DESCRIPTION OF THE TASK: Every line that contains the word "this" should be copied out.

DATASET CONTENT:
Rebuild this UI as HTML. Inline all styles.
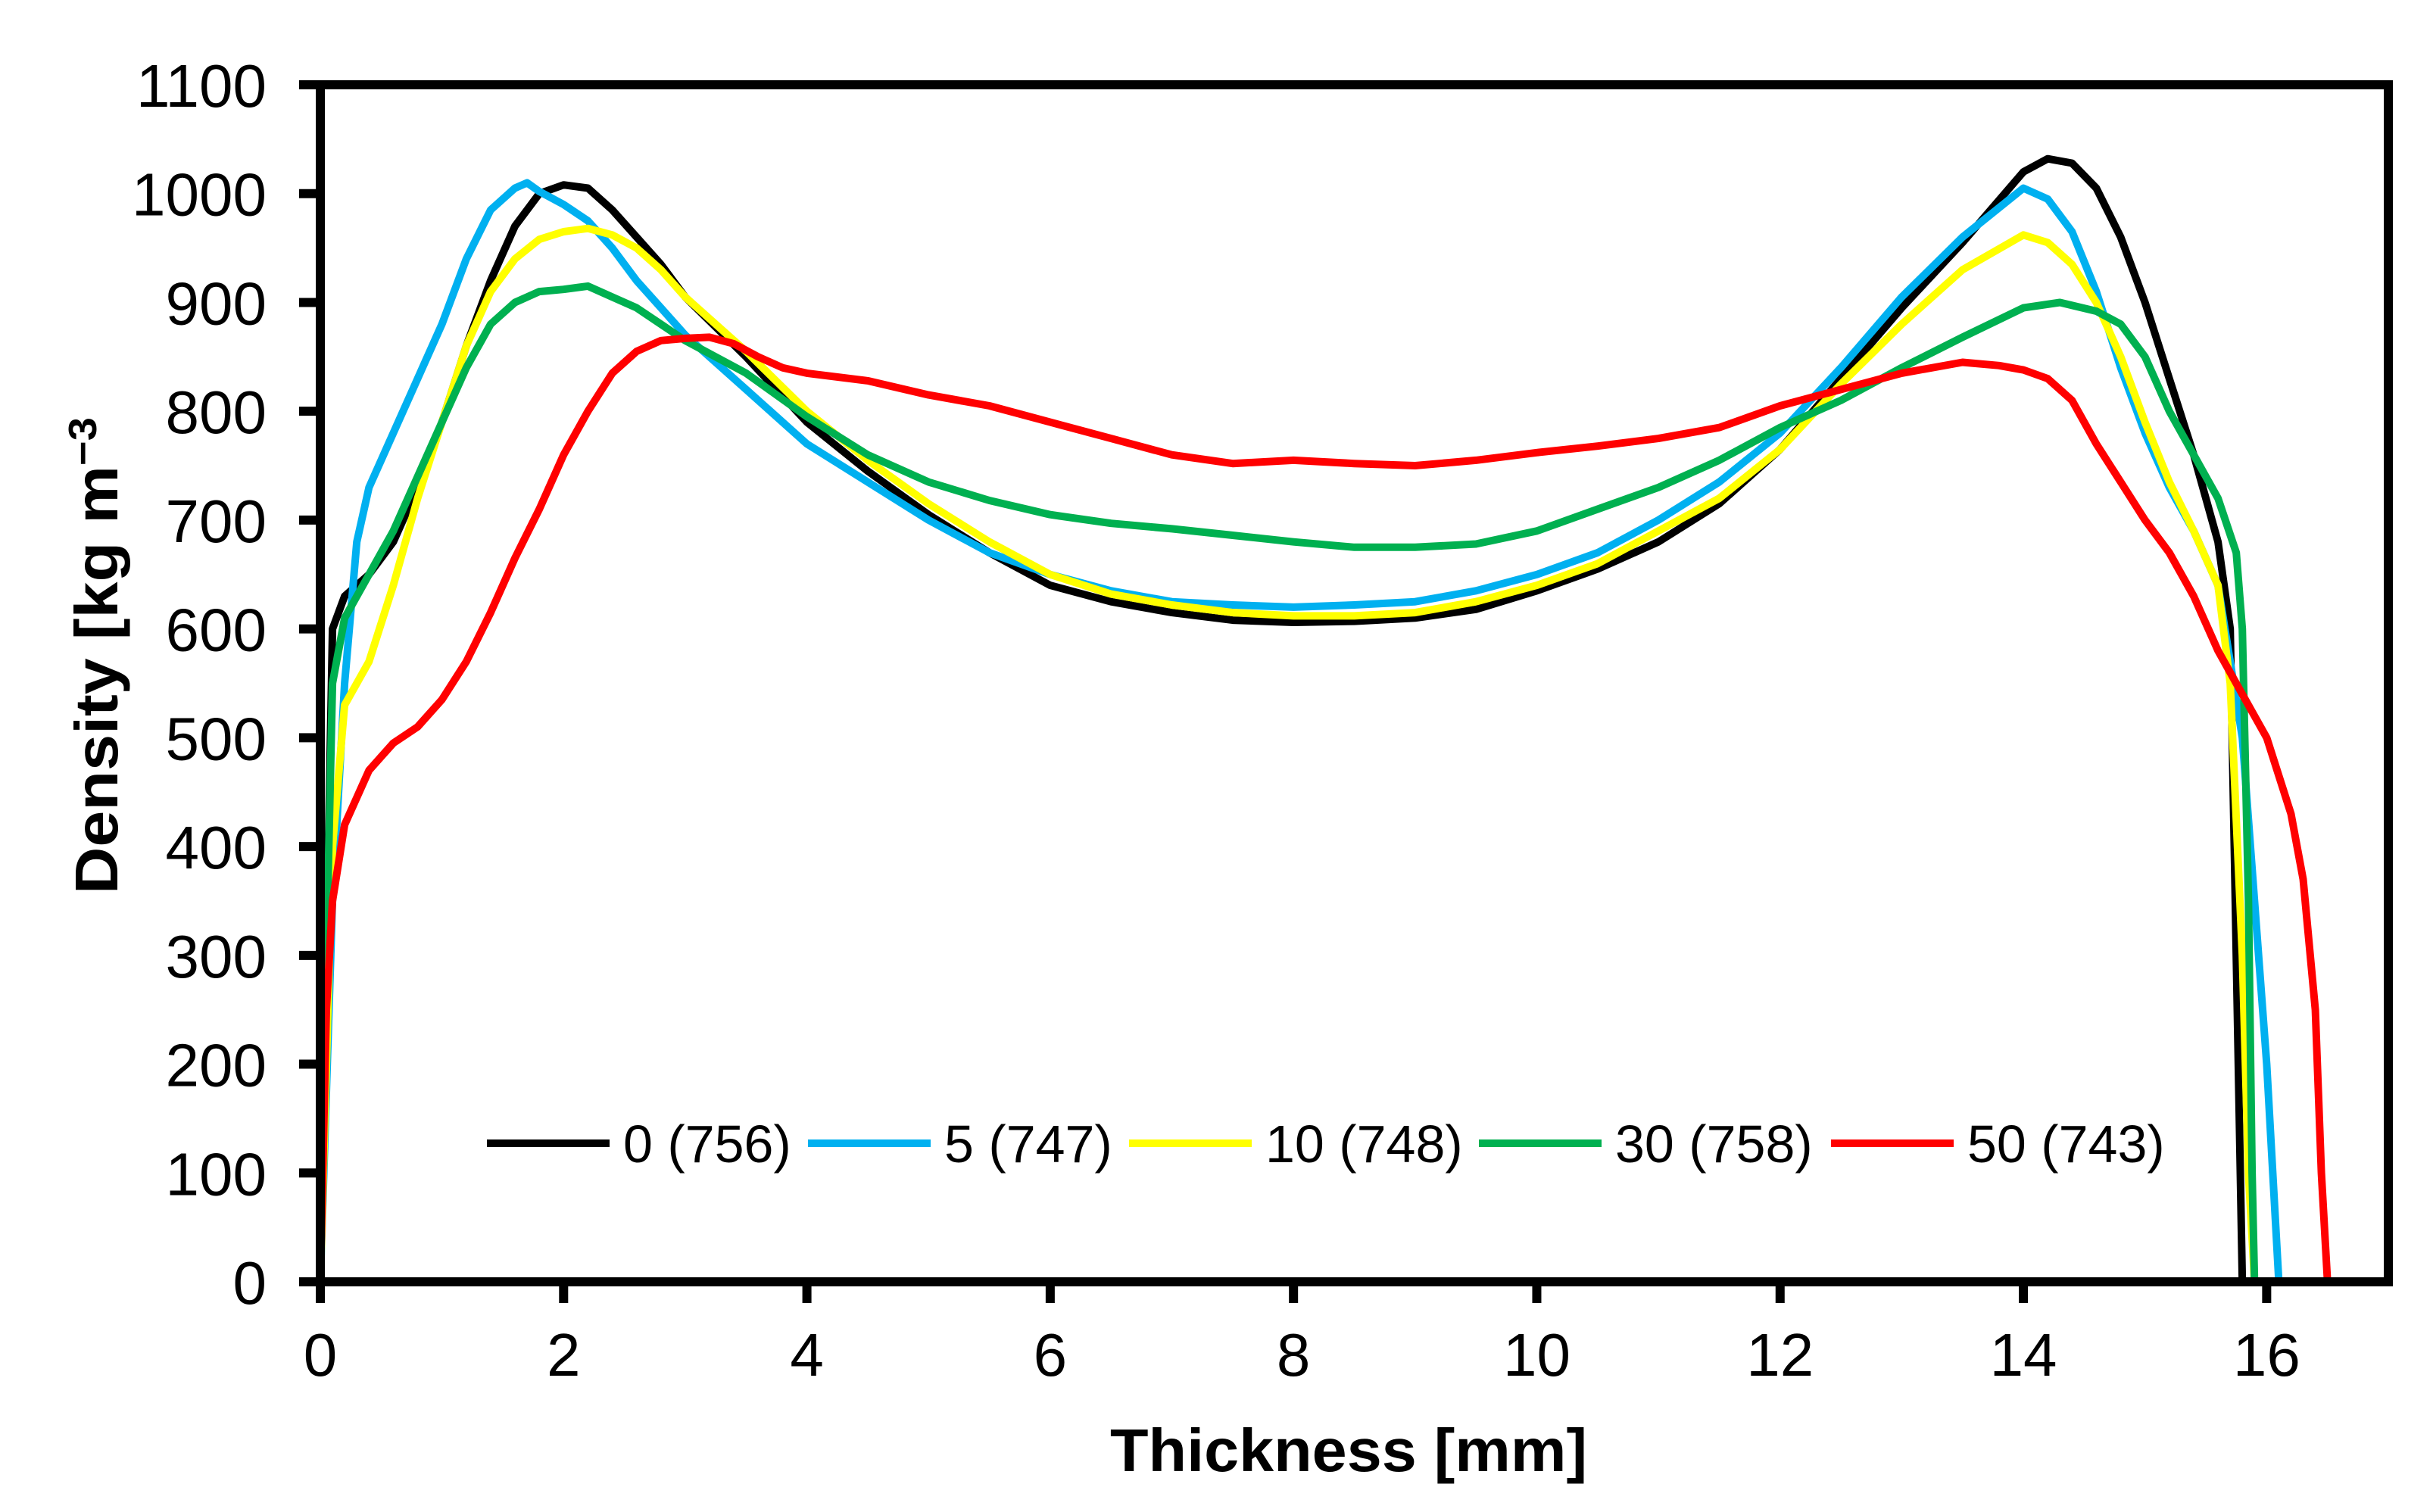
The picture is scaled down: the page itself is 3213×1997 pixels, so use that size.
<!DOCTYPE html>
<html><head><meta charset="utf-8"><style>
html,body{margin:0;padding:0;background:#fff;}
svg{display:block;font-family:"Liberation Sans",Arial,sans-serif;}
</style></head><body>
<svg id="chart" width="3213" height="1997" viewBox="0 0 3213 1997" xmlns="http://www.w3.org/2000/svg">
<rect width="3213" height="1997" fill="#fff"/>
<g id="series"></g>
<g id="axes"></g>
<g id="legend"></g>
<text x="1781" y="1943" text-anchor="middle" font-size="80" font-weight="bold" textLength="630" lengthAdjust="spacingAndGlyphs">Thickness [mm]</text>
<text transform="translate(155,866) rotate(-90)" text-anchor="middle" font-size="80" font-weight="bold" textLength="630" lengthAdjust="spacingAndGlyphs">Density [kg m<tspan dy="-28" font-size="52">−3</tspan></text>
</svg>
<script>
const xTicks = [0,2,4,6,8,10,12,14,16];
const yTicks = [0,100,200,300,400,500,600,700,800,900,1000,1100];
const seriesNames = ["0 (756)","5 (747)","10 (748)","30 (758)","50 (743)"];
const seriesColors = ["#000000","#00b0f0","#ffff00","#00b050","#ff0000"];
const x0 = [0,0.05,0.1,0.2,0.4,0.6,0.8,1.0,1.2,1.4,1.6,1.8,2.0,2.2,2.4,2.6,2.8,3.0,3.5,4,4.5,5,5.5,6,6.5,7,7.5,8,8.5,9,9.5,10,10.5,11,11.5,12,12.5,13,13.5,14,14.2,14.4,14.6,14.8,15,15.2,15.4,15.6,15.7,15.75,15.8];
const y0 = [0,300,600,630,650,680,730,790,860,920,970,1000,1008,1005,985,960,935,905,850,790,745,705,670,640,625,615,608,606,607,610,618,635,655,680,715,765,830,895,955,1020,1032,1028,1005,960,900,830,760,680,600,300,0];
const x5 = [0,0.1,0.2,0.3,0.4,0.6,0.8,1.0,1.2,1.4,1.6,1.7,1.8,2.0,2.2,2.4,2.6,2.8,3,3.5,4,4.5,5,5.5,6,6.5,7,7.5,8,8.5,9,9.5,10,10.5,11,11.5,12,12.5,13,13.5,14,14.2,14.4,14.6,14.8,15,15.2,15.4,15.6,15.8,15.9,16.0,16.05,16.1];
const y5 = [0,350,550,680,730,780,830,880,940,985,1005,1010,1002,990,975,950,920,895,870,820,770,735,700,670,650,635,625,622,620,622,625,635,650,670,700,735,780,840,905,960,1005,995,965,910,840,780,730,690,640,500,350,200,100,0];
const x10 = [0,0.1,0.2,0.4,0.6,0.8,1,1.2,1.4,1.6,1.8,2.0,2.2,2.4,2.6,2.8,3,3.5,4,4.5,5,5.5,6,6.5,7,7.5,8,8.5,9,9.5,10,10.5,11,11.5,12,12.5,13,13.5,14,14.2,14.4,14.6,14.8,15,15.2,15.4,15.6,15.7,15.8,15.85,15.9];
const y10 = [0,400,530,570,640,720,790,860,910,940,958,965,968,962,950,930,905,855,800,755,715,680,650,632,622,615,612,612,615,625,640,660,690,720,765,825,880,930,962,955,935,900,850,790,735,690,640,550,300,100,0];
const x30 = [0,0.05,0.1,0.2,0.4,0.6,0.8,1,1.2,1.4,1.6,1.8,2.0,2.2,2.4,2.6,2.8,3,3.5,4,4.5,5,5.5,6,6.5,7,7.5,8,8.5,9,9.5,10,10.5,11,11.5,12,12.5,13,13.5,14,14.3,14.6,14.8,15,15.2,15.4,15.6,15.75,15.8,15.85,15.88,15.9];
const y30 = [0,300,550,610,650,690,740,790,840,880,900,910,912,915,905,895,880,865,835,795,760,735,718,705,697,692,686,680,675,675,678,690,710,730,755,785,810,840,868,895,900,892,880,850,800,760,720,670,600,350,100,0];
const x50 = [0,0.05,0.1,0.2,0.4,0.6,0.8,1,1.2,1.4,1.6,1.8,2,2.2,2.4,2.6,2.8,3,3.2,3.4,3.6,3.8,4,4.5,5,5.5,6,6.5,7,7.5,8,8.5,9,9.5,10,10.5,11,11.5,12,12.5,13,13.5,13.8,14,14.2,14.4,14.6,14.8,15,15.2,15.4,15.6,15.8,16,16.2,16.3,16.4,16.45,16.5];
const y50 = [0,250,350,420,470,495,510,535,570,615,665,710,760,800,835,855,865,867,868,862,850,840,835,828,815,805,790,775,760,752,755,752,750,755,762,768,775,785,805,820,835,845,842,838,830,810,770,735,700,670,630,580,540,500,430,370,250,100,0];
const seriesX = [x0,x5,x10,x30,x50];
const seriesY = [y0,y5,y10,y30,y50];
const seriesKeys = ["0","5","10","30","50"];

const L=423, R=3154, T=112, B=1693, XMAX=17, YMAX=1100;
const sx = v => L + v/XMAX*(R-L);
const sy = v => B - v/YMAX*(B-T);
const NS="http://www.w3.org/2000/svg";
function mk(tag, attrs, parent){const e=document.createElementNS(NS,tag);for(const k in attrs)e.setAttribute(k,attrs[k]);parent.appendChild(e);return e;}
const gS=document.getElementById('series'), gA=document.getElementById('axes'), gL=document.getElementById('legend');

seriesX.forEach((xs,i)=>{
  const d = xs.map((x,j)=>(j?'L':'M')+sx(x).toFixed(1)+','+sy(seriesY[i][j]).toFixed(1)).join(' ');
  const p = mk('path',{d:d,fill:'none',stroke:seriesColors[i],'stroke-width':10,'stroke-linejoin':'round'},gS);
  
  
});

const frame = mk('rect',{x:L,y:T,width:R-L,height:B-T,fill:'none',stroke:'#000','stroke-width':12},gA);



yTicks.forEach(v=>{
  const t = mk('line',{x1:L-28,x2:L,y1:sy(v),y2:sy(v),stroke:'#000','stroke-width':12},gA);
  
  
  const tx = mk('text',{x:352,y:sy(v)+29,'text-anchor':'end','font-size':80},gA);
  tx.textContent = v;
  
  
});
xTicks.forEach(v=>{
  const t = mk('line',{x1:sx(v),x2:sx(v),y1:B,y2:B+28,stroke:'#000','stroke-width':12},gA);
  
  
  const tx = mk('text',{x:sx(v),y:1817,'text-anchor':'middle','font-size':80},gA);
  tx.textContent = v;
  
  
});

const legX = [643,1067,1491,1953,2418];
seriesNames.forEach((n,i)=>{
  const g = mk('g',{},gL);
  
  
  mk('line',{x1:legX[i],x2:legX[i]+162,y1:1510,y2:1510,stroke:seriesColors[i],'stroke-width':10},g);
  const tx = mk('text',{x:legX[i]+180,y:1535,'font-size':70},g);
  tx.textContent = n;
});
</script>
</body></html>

==

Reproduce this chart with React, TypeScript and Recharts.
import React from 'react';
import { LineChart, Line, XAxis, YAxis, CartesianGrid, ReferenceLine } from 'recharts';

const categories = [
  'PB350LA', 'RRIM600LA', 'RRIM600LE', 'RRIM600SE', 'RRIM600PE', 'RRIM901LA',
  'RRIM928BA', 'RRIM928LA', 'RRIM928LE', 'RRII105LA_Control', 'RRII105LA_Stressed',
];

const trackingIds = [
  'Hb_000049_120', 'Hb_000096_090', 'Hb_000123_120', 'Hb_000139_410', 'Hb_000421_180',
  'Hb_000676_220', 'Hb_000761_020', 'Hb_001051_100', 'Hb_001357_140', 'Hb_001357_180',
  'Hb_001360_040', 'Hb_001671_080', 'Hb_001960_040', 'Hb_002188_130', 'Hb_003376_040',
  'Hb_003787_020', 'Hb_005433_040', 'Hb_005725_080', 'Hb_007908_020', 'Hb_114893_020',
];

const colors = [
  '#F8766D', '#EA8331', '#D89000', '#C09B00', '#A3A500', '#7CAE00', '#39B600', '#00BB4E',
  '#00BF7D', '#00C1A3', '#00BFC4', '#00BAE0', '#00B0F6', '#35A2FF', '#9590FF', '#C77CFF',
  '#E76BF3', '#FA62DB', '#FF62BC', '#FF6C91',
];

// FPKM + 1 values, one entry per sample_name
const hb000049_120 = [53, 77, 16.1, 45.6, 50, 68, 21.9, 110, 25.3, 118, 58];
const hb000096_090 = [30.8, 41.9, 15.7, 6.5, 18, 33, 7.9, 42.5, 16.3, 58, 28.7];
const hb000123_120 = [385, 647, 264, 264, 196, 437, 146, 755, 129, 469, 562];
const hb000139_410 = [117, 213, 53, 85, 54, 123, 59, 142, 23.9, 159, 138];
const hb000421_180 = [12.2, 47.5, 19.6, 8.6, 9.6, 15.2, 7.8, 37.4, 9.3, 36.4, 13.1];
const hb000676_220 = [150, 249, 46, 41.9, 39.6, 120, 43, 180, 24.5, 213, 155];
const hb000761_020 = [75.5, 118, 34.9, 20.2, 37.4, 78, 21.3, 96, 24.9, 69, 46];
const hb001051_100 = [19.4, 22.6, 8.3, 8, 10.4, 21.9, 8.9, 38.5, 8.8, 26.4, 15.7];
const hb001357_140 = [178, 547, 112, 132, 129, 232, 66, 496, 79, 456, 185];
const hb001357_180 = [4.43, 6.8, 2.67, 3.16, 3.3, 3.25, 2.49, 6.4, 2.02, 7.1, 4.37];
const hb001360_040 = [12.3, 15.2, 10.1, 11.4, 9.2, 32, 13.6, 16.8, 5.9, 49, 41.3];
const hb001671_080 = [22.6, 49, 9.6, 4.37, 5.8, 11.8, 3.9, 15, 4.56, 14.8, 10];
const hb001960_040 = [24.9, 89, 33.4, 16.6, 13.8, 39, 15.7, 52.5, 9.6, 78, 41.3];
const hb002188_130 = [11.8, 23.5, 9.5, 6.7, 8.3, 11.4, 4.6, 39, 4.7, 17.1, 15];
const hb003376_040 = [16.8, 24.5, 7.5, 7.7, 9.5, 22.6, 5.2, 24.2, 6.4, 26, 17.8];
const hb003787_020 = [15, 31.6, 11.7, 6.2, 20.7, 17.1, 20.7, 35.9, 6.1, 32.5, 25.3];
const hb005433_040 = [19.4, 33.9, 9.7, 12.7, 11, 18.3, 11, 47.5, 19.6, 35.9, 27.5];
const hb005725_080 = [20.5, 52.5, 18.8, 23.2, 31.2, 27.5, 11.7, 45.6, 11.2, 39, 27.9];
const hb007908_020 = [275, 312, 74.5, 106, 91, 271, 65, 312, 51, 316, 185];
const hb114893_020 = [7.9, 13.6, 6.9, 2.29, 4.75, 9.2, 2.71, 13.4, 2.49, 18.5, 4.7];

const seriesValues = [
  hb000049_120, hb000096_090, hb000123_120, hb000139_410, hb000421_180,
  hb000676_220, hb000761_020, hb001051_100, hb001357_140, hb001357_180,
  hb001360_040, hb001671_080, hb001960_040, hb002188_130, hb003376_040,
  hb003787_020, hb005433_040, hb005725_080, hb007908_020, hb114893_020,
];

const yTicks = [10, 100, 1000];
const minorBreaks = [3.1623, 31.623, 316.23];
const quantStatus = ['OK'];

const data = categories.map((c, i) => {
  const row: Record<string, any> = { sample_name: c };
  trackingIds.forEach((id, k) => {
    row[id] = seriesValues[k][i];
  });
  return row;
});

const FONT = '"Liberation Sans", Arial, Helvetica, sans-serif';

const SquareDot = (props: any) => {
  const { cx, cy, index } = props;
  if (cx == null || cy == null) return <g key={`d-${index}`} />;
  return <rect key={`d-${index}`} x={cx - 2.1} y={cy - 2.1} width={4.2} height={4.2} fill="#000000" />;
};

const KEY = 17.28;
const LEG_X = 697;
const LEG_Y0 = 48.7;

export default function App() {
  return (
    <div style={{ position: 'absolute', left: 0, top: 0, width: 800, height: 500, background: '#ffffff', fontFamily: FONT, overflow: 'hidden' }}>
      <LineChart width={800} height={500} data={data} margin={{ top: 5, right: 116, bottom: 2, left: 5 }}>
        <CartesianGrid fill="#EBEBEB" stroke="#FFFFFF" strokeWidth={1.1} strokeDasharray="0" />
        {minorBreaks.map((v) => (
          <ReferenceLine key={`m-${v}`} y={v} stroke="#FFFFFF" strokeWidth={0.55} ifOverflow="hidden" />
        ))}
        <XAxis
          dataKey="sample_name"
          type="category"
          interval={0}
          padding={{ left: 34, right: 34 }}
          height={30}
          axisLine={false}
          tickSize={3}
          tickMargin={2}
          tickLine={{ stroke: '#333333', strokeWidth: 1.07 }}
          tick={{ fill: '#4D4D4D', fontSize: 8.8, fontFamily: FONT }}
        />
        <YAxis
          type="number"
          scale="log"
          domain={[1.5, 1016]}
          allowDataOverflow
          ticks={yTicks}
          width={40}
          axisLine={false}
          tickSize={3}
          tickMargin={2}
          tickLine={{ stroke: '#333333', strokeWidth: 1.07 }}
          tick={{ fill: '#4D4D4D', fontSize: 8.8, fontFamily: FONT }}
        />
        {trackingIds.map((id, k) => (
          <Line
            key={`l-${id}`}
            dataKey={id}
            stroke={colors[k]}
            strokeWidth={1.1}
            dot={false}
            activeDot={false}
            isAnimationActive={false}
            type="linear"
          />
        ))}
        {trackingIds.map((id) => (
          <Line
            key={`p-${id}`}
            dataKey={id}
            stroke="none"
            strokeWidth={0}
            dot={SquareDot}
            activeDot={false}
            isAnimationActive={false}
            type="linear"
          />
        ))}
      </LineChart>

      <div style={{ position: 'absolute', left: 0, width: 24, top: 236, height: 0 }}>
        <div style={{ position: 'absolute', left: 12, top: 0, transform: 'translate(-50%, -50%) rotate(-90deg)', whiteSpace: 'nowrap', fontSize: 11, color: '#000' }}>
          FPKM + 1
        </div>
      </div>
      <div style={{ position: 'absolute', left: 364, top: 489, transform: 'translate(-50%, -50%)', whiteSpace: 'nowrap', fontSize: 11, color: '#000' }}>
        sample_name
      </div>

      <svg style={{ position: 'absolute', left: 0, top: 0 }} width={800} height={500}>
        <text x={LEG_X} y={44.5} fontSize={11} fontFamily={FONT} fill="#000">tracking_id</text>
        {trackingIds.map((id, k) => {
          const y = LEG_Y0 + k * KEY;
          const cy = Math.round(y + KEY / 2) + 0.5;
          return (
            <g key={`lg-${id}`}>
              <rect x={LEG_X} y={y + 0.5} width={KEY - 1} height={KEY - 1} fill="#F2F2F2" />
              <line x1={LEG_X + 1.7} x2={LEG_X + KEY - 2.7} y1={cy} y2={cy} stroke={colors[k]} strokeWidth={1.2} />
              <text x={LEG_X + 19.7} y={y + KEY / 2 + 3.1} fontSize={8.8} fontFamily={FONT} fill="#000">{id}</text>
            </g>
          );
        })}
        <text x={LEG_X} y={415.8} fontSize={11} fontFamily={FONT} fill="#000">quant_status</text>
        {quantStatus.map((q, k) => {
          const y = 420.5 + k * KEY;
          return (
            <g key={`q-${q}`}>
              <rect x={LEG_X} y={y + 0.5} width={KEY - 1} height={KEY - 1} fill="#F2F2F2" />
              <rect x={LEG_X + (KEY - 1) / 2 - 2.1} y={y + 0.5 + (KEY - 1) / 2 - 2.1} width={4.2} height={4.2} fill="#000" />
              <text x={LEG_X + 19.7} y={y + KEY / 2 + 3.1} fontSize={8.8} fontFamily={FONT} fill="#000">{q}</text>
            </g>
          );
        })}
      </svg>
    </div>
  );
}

RESPONSE TO THE EXERCISE:
Rebuild this UI as HTML. Inline all styles.
Reproduce this chart with React, TypeScript and Recharts.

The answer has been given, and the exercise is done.